Tech In France a dénoncé dans un communiqué l'adoption par le parlement de la suppression de l'amortissement exceptionnel des logiciels en douze mois (article 236-II du Code Général des Impôts). La Loi de Finances a été adoptée définitivement le 20 décembre 2016 et sera promulguée d'ici la fin de l'année 2016. Pour l'association française d'éditeurs, cette modification pourrait nuire aux achats de logiciels par les PME et à la transformation numérique des entreprises.

Le Ministère des Finances, pour sa part, indique que cet amortissement exceptionnel avait été introduit en 1984 pour favoriser l'informatisation des entreprises à l'époque. L'acquisition des logiciels de petits montants (500 euros) reste exemptée des règles de l'immobilisation (voir encadré), passant en comptabilité comme de simples achats courants. Pour le ministère, c'est une simplification et pas une augmentation discrète de l'assiette d'imposition des entreprises par dilution d'une charge sur plusieurs exercices comptables.
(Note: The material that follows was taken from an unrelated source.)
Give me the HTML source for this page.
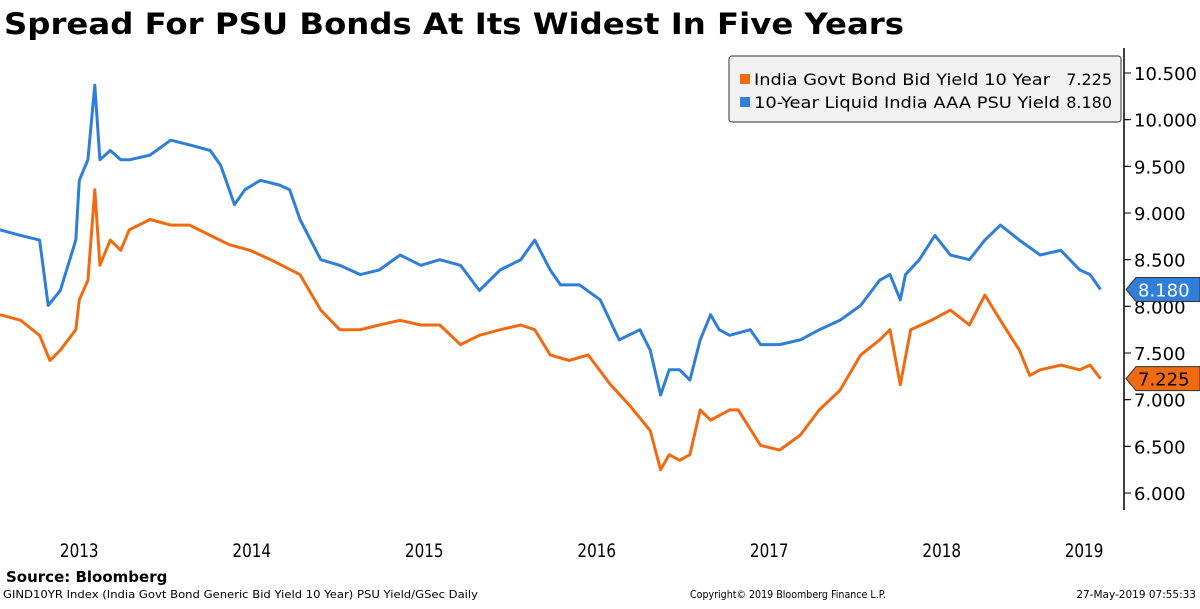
<!DOCTYPE html>
<html><head><meta charset="utf-8"><style>
body{margin:0;background:#fff;font-family:"Liberation Sans",sans-serif;}
svg text{font-family:"DejaVu Sans","Liberation Sans",sans-serif;}
</style></head><body>
<svg id="chart" width="1200" height="604" viewBox="0 0 1200 604">
<text x="4" y="34" font-size="29" font-weight="bold" fill="#000" textLength="900" lengthAdjust="spacingAndGlyphs">Spread For PSU Bonds At Its Widest In Five Years</text>
<line x1="1124" y1="48" x2="1124" y2="510" stroke="#000" stroke-width="1.5"/>
<g id="yticks"></g>
<g id="xticks"></g>
<g id="series"></g>
<g>
<rect x="729" y="56" width="392" height="66" rx="3" fill="#f2f2f2" stroke="#555" stroke-width="1.2"/>
<rect x="740" y="74" width="10" height="10" fill="#f26a10"/>
<text x="754" y="85" font-size="16" textLength="296" lengthAdjust="spacingAndGlyphs">India Govt Bond Bid Yield 10 Year</text>
<text x="1112" y="85" font-size="16" text-anchor="end">7.225</text>
<rect x="740" y="97" width="10" height="10" fill="#2f7ed8"/>
<text x="754" y="108" font-size="16" textLength="306" lengthAdjust="spacingAndGlyphs">10-Year Liquid India AAA PSU Yield</text>
<text x="1112" y="108" font-size="16" text-anchor="end">8.180</text>
</g>
<g id="callouts"></g>
<text x="6" y="582" font-size="15" font-weight="bold">Source: Bloomberg</text>
<text x="3" y="598" font-size="10.5" textLength="475" lengthAdjust="spacingAndGlyphs">GIND10YR Index (India Govt Bond Generic Bid Yield 10 Year) PSU Yield/GSec  Daily</text>
<text x="690" y="598" font-size="10.5" textLength="196" lengthAdjust="spacingAndGlyphs">Copyright© 2019 Bloomberg Finance L.P.</text>
<text x="1196" y="598" font-size="10.5" text-anchor="end">27-May-2019 07:55:33</text>
</svg>
<script>
const yTicks=[6.0,6.5,7.0,7.5,8.0,8.5,9.0,9.5,10.0,10.5];
const xYears=[2013,2014,2015,2016,2017,2018,2019];
const psuDates=[2013.04,2013.16,2013.27,2013.32,2013.39,2013.48,2013.50,2013.55,2013.59,2013.62,2013.68,2013.74,2013.79,2013.91,2014.03,2014.14,2014.26,2014.32,2014.40,2014.46,2014.55,2014.66,2014.72,2014.78,2014.90,2015.01,2015.13,2015.24,2015.36,2015.48,2015.59,2015.71,2015.82,2015.94,2016.06,2016.14,2016.23,2016.29,2016.40,2016.52,2016.63,2016.75,2016.81,2016.87,2016.92,2016.98,2017.04,2017.10,2017.16,2017.21,2017.27,2017.39,2017.45,2017.56,2017.68,2017.79,2017.91,2018.03,2018.14,2018.20,2018.26,2018.29,2018.37,2018.46,2018.55,2018.66,2018.75,2018.84,2018.95,2019.07,2019.19,2019.30,2019.36,2019.42];
const psuValues=[8.82,8.76,8.71,8.01,8.17,8.71,9.35,9.57,10.37,9.57,9.67,9.57,9.57,9.62,9.78,9.73,9.67,9.51,9.09,9.25,9.35,9.30,9.25,8.93,8.50,8.44,8.34,8.39,8.55,8.44,8.50,8.44,8.17,8.39,8.50,8.71,8.39,8.23,8.23,8.07,7.64,7.75,7.53,7.05,7.32,7.32,7.21,7.64,7.91,7.75,7.69,7.75,7.59,7.59,7.64,7.75,7.85,8.01,8.28,8.34,8.07,8.34,8.50,8.76,8.55,8.50,8.71,8.87,8.71,8.55,8.60,8.39,8.34,8.18];
const govtDates=[2013.04,2013.16,2013.27,2013.33,2013.39,2013.48,2013.50,2013.55,2013.59,2013.62,2013.68,2013.74,2013.79,2013.91,2014.03,2014.14,2014.26,2014.37,2014.49,2014.61,2014.78,2014.90,2015.01,2015.13,2015.24,2015.36,2015.48,2015.59,2015.71,2015.82,2015.94,2016.06,2016.14,2016.23,2016.34,2016.45,2016.58,2016.69,2016.81,2016.87,2016.92,2016.98,2017.04,2017.10,2017.16,2017.27,2017.32,2017.45,2017.56,2017.68,2017.79,2017.91,2018.03,2018.14,2018.20,2018.26,2018.32,2018.44,2018.55,2018.66,2018.75,2018.84,2018.95,2019.01,2019.07,2019.19,2019.30,2019.36,2019.42];
const govtValues=[7.91,7.85,7.69,7.42,7.53,7.75,8.07,8.28,9.25,8.44,8.71,8.60,8.82,8.93,8.87,8.87,8.76,8.66,8.60,8.50,8.34,7.96,7.75,7.75,7.80,7.85,7.80,7.80,7.59,7.69,7.75,7.80,7.75,7.48,7.42,7.48,7.16,6.94,6.67,6.25,6.41,6.35,6.41,6.89,6.78,6.89,6.89,6.51,6.46,6.62,6.89,7.10,7.48,7.64,7.75,7.16,7.75,7.85,7.96,7.80,8.12,7.85,7.53,7.26,7.32,7.37,7.32,7.37,7.225];
const NS="http://www.w3.org/2000/svg";
const yScale=v=>73+(10.5-v)*93.33;
const xScale=d=>(d-2013)*172.5-7;
function mk(tag,attrs,parent){const e=document.createElementNS(NS,tag);for(const k in attrs)e.setAttribute(k,attrs[k]);parent.appendChild(e);return e;}
const yg=document.getElementById('yticks');
yTicks.forEach((t,i)=>{
  const y=yScale(t);
  const l=mk('line',{x1:1124,x2:1131,y1:y,y2:y,stroke:'#000'},yg);
  
  
  if(i>0){
    const m=mk('line',{x1:1124,x2:1129,y1:y+46.67,y2:y+46.67,stroke:'#000'},yg);
    
    
  }
  const tx=mk('text',{x:1134,y:y+7,'font-size':18},yg);
  tx.textContent=t.toFixed(3);
  
  
});
const xg=document.getElementById('xticks');
xYears.forEach(yr=>{
  const end=Math.min(yr+1,2019.65);
  const cx=(xScale(yr)+xScale(end))/2;
  const tx=mk('text',{x:cx,y:557,'font-size':19,'text-anchor':'middle',transform:`translate(${cx},0) scale(0.8,1) translate(${-cx},0)`},xg);
  tx.textContent=yr;
  
  
});
const sg=document.getElementById('series');
function line(dates,vals,color,name){
  const d=dates.map((x,i)=>(i?'L':'M')+xScale(x).toFixed(1)+','+yScale(vals[i]).toFixed(1)).join(' ');
  const p=mk('path',{d:d,fill:'none',stroke:color,'stroke-width':3,'stroke-linejoin':'round'},sg);
  
  
}
line(psuDates,psuValues,'#2f7ed8','psu-yield-line');
line(govtDates,govtValues,'#f26a10','govt-yield-line');
const cg=document.getElementById('callouts');
function callout(v,fill,txtColor,name){
  const y=yScale(v);
  const p=mk('path',{d:`M1126,${y} L1136,${y-12} L1200,${y-12} L1200,${y+12} L1136,${y+12} Z`,fill:fill,stroke:'#333','stroke-width':1},cg);
  
  
  const t=mk('text',{x:1138,y:y+7,'font-size':18,fill:txtColor},cg);
  t.textContent=v.toFixed(3);
  
  
}
callout(psuValues[psuValues.length-1],'#2f7ed8','#fff','psu-last');
callout(govtValues[govtValues.length-1],'#f26a10','#000','govt-last');
</script>
</body></html>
Répartir une charge sur plusieurs années ou la compter sur une seule

Même si, techniquement, la prise en compte fiscale du coût d'un logiciel n'a aucun impact direct sur le système d'information, la direction générale d'une entreprise pourrait être refroidie dans ses désirs d'investissement. En effet, le coût d'acquisition des logiciels se répartit désormais, du point de vue fiscal mais pas en matière de flux de trésorerie, sur autant d'exercices comptables que le logiciel est utilisé. Dans le cas d'un achat immobilisé, l'entreprise décaisse en effet la totalité du coût au profit de son fournisseur mais ne peut déduire ce coût de ses profits pour calculer son bénéfice imposable qu'au fur et à mesure des amortissements (voir encadré).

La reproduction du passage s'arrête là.